Few candy bars share Kit Kat’s convenient four-bar snap-off setup. But apparently that doesn’t mean that Nestlé, Kit Kat’s parent company, can corner the market on that particular candy bar form. The BBC reports today that “The European Court Of Justice has thrown out an appeal by the chocolate bar’s maker, Nestlé, which argued that it owns the shape of the teatime treat.” Rival candy companies—like Cadbury, and Mondelez, maker of the four-fingered Leo bar—have argued against the trademarking of the Kit Kat form, for somewhat obvious reasons, and right now it looks like they’re in the lead.
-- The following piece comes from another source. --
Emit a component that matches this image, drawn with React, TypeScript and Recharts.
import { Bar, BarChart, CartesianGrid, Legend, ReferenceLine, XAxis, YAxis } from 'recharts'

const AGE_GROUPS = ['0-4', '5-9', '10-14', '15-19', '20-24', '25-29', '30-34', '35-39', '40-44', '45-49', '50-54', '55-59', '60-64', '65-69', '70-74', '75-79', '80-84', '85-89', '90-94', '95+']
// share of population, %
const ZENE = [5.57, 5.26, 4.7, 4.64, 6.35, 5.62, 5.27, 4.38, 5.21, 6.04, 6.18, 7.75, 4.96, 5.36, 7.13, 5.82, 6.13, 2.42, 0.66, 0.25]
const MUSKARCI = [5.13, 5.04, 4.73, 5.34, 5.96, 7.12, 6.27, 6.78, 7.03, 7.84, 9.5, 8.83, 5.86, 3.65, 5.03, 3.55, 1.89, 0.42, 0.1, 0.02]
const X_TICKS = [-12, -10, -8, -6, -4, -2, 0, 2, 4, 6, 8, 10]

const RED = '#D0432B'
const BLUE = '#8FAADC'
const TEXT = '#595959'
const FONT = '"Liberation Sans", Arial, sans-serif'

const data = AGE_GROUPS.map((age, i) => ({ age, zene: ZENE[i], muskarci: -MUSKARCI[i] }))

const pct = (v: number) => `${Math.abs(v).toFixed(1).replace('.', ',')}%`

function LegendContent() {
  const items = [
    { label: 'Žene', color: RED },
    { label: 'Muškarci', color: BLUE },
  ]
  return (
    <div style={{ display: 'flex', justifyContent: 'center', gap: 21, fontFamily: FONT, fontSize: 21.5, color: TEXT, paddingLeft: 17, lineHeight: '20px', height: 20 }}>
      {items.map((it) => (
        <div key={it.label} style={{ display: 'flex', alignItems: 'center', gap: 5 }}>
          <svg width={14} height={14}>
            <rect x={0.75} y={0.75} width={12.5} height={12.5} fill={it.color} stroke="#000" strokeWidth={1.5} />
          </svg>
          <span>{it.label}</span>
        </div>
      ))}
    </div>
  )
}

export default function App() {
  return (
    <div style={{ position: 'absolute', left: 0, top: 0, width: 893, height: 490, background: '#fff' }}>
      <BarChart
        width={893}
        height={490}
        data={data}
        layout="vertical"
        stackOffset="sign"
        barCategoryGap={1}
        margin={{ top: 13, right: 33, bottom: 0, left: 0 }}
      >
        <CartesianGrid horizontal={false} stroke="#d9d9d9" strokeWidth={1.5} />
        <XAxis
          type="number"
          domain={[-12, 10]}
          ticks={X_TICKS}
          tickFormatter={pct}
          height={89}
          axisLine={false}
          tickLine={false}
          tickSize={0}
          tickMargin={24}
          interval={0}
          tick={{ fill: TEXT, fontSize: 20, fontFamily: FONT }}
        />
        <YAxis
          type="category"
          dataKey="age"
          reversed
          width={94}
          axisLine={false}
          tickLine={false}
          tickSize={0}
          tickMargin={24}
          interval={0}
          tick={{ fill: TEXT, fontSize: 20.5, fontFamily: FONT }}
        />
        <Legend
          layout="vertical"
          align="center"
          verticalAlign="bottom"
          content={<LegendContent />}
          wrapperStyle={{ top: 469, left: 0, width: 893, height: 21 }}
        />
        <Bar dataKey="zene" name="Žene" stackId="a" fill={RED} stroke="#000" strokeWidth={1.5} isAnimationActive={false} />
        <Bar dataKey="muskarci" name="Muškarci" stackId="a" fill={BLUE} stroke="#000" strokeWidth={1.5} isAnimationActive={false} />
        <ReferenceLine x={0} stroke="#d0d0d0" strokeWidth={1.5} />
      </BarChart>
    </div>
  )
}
Turns out, Kit Kat’s “four finger” shape has much longer history than many of may have realized. There’s a similar product in Norway called the Kvikk Lunsj (pronounced “quick lunch”) that has been around for 80 years—a few years after the first reiteration of the Kit Kat (called Rowntree’s Chocolate Crisp) debuted in 1937. Nestlé first tried to trademark the “four trapezoidal bars aligned on a rectangular base” in 2002, leading to several rounds of legal back and forth since. This latest ruling puts the impetus on Kit Kat not only to prove “that a product has become iconic in ‘a significant part’ of the EU—it has to be proven across all the markets of the bloc, not just some.” Now the EU trademark office has to decide that the shape is distinctive across the EU—and if not, it’s back to the drawing board for Nestlé.
There may still be hope for Kit Kat, though. After all, the BBC points out, Toblerone was able to trademark its triangular chocolate bar in 1998.